I take it personally.
Three Days Later
Facebook feeds me an ad for a local store. One of the advertised products is a fruit fly trap. I get myself there real quick.
Addendum
I now know that the one-handed fruit fly snatch will never work for me. A two-handed clap has proven gross, but more successful.
December 21, 2024
On a numbingly cold Saturday, the darkest day of the year, we (some Shantzes, that is) pile into our tiny car and drive to Toronto to see The Nutcracker. We all look extremely cute and festive, if I do say so myself.
We drive, we subway, and then we walk the streets. I inwardly vow to invest in a pair of earmuffs and some of those fleece-lined tights that look sheer but aren’t.
The theatre is cozy- small, close, with tall-backed seats. A garland of greenery and lights glows at the edge of the stage. I love that the world finds ways to add a little bit more light at this time of year.
The lights dim and the show begins.
Oh! The movement!
The high-stepping graceful forward motions. The joy, worry, and humour that mere movement can contain. I feel the urge to celebrate movement more in my life. I remember borrowing a CD of The Nutcracker score from the library as a child and dancing to it in the living room, feeling wild and graceful. I remember “figure skating” with my friends on the rink at school. It was okay to try back then- to fall and slide and do it again and again.
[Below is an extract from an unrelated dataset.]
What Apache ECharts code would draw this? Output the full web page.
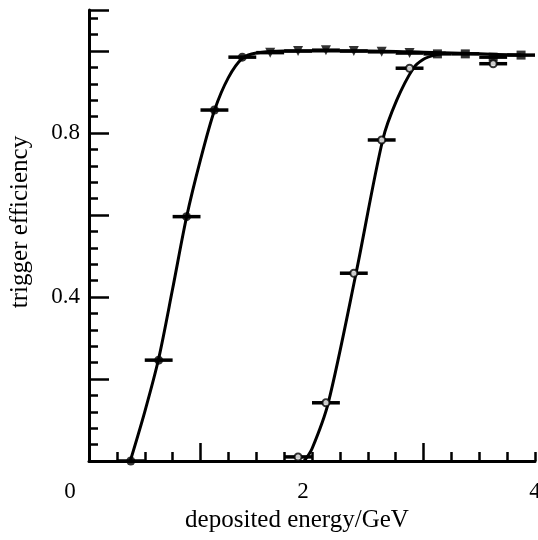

I have become a rather sedentary person.
Hmmm.
On the road home, we fall deep into a conversation about dreams we’ve had. The horrifying and the hilarious sleep excursions that our minds (and sometimes even our bodies) have taken.
The next morning, Ricky and I bundle up for our weekly skate. I have a new pair of skates and the freedom of my feet not being in pain with each push forward is exhilarating. Something about the next skates is different than my old ones and I keep catching the right pick on the ice and nearly falling.
It’s okay though.
I’ll adjust.
I’ll learn.
Here are my impressions/favorites from each of your vignettes: Dec 2 - the photo of a snowy You2. Dec 6 - the thought of how waiting and wondering/being caught between two worlds should make us feel a little uncomfortable. Dec 11 - the humor of your instructions for How to Make a Garland. Dec 14 - the decription of a dopily dipping fruitfly. Dec 21 - how you sum up everything with your intention to adjust and learn. Such hope. Thank you for sharing.
I enjoyed how you made these everyday, material moments into something magical with humour and meaning. Your voice shines - clever and witty.